What is Data Science?#
Before we explore the history of the field, it is useful to pause and ask a seemingly simple question: What is data science? Although the term is widely used, its meaning depends on who is speaking and in what context. Over the last two decades, researchers, practitioners, and industry leaders have offered formal definitions that capture different facets of the discipline.
Long before the term “data science” became widespread, researchers in the KDD community were already thinking about how to extract knowledge from data stored in large databases.
KDD, which stands for Knowledge Discovery in Databases, refers to both a field of study and a process that emerged in the 1990s around the problem of discovering useful patterns and information from data.
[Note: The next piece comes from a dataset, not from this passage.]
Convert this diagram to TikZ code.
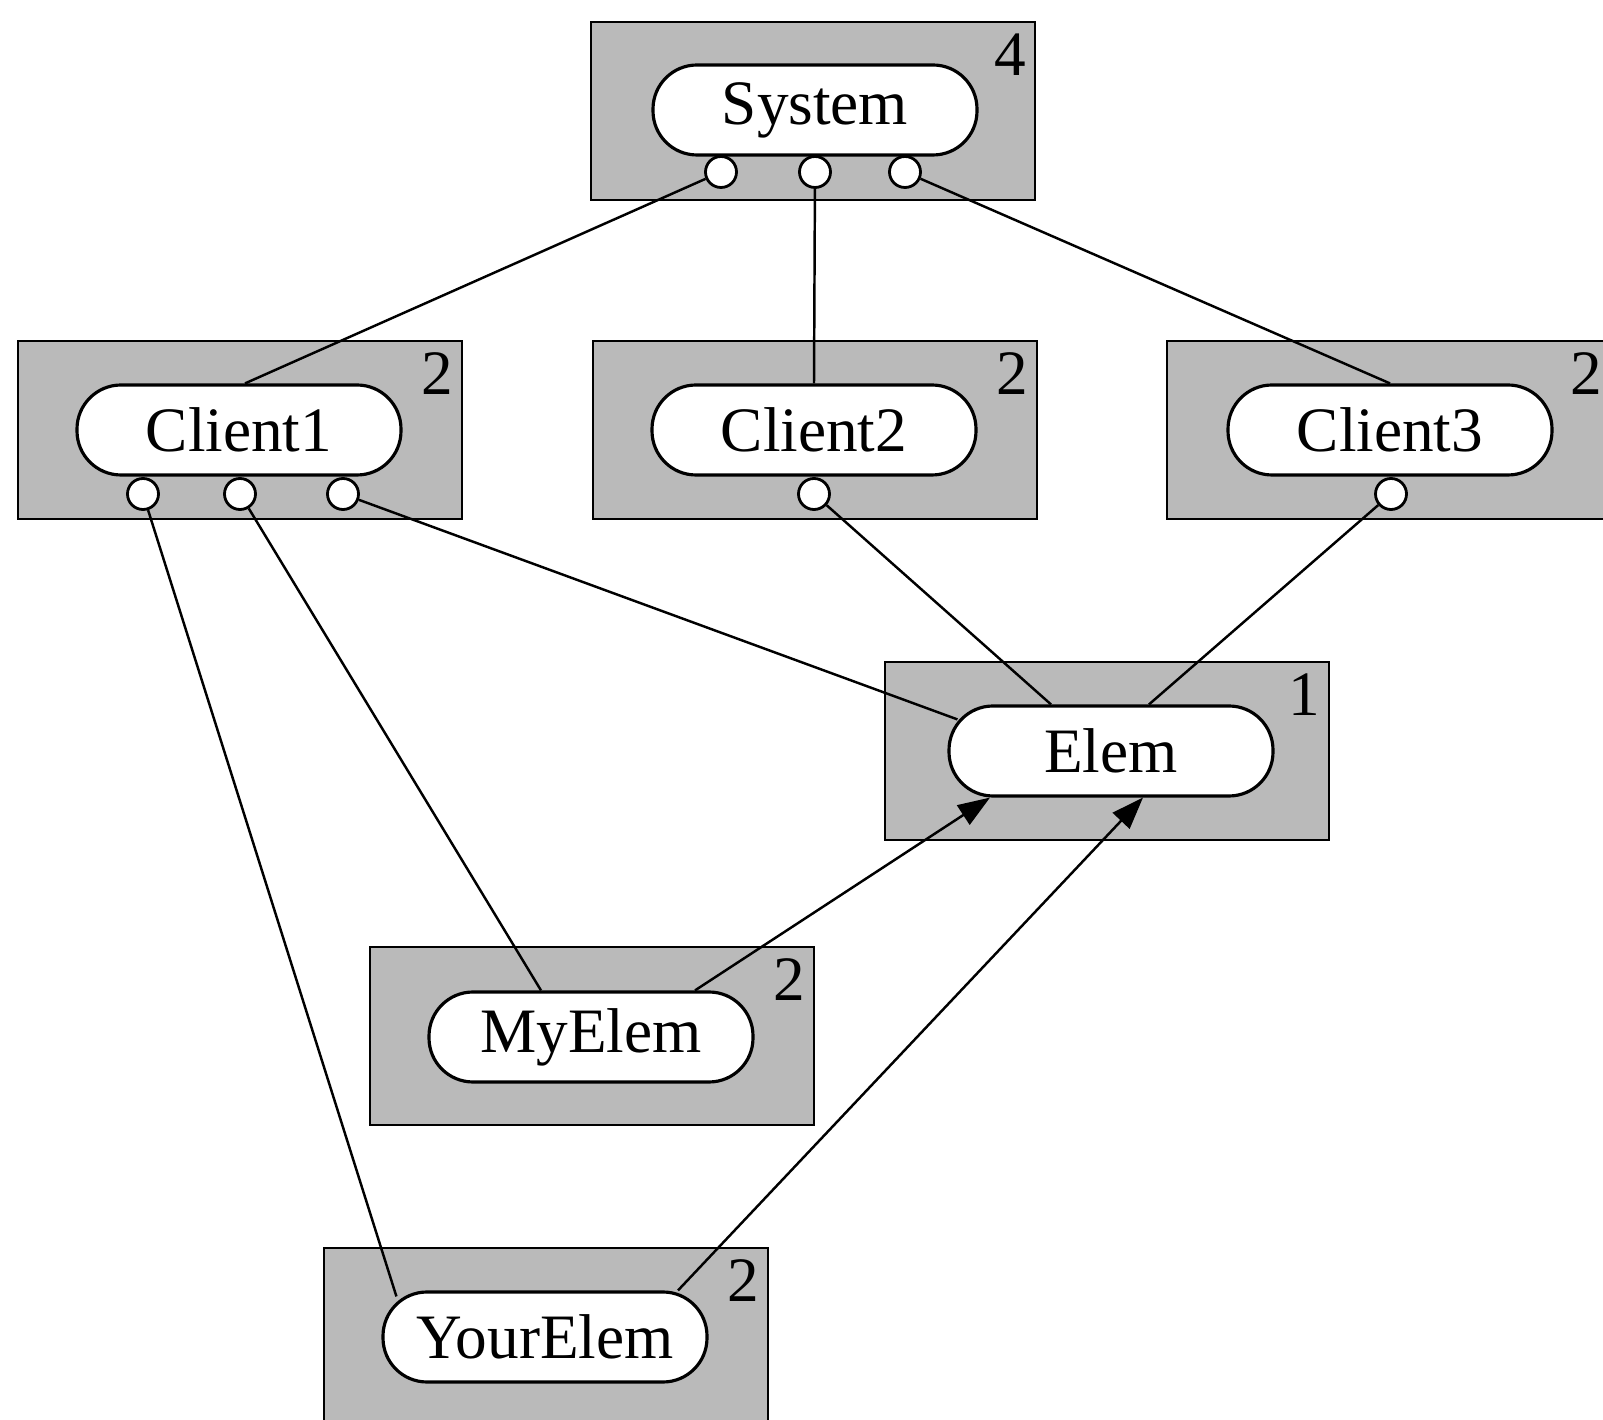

From this perspective, Fayyad et al. (1996) defined knowledge discovery as:
“The non-trivial process of identifying valid, novel, potentially useful, and ultimately understandable patterns in data.” — Fayyad, Piatetsky-Shapiro & Smyth (1996)
A few years later, William S. Cleveland (2001) used the term data science to describe a broader vision for the field. His work offered one of the earliest modern definitions, framing data science as an extension of statistics into the era of computing and large-scale data. He described it as:
“A multidisciplinary field that uses scientific methods, data, and computation to generate insight and guide decision-making.” — William S. Cleveland (2001)
As the field moved into industry and technology companies, the definition broadened further. Mike Loukides from O’Reilly Media remarked that data science combines statistics, computing, and domain context with a practical orientation:
“Data science is about looking at data, building models, and using those models to understand the world and make decisions.” — Mike Loukides (2010)
While industry often emphasizes applications and job roles, academia has also attempted to clarify what data science fundamentally is as a discipline. A particularly influential academic treatment comes from David Donoho (Stanford University), who argued that data science is:
“The science of learning from data, with an emphasis on prediction, inference, and the extraction of knowledge.” — David Donoho, “50 Years of Data Science,” 2017
Donoho emphasized that data science sits at the intersection of statistics, computing, and domain expertise, and that its primary goal is insight; whether that insight takes the form of a prediction, a pattern, a decision, or a scientific conclusion.
Figure 3. A common Venn diagram illustrating the interdisciplinary nature of data science.
Original source: Drew Conway (2010), “The Data Science Venn Diagram.”
Similarly, machine learning researcher Zico Kolter from Carnegie Mellon University (CMU) underscored the computational perspective, describing data science as:
“The application of computational and statistical techniques to gain managerial or scientific insight into real-world problems.” — Zico Kolter, Carnegie Mellon University (CMU)
Across these definitions, a consistent theme emerges: data science is not just about algorithms, programming, or statistics alone. It integrates mathematics, statistics, computation, and domain knowledge to make sense of data and support decisions in the world. Together, these perspectives show how the field bridges scientific inquiry, computational tools, and practical applications. ────────────────────────────────────────
A simple working summary#
For the purposes of this book, we will adopt a practical working summary:
Data science is an interdisciplinary field focused on discovering patterns and describing relationships in data, and on turning raw information into insight, decisions, and value.
────────────────────────────────────────
Why Data Science Matters?#
Data science matters because it turns raw data into understanding, and understanding into action. In a world filled with uncertainty and information overload, it gives us a way to navigate, reason, and make better choices.
Imagine trying to make decisions in a world overflowing with information. Every time we click, swipe, buy something, post something, or run an experiment, we leave behind tiny traces of data.
On its own, this data is just noise. What makes it useful is our ability to turn it into something meaningful.
Data science helps us do exactly that. It allows scientists to explore complex questions, businesses to make better decisions, governments to plan and respond, and organizations to understand the world around them. Sometimes the goal is to predict what might happen in the future, such as estimating customer demand or forecasting the weather. Other times, the goal is to explain why something happened or to describe patterns that were not obvious before.
In a broader sense, data science matters because it connects three important things: data, computation, and human judgment. With these tools, people and organizations can make more informed choices in a world that is increasingly shaped by data.